Сквозняк в большой комнате хлопнул дверью. Он сорвался, побежал туда (а вдруг она?) – чего не бывает на свете?
В комнате было не убрано. Повсюду валялись тряпки. Тикали часы. В распахнутое окно смотрел синий вечер.
Остро пахло землей и прелыми листьями.
Ему все казалось, что он что-то забыл. Что-то пообещал и не сделал.
Что? Он растерянно огляделся. Прошел по комнате.
Вышел в коридор, заглянул на кухню, в ванную, в маленькую комнату.
Опять в большой комнате сквозняк захлопнул дверь.

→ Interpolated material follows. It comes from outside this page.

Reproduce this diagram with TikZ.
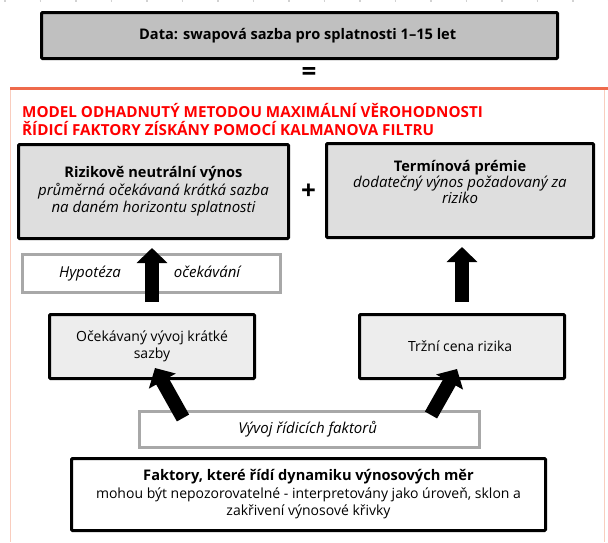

На этот раз послышался резкий звон разбитого стекла. Будто в окно влетел камень.
В большой комнате ветер разбил окно. Как живая, летала по комнате занавеска. Он растерянно выглянул.
Ржавая оградка.
Баночка, накрывавшая что-то.
Что?
«Не забудь снять баночку, Саня…»
«Смешно. Ерунда!»
В маленькой комнате что-то упало. Что-то происходило в квартире. Что-то странное.
Он пошел посмотреть. Разбился напополам всю жизнь (40 с маленьким хвостиком лет) простоявший на трюмо фарфоровый барашек.
Кто-то отчетливо хлопнул на кухне дверцей холодильника. Звякнул ложкой о чашку.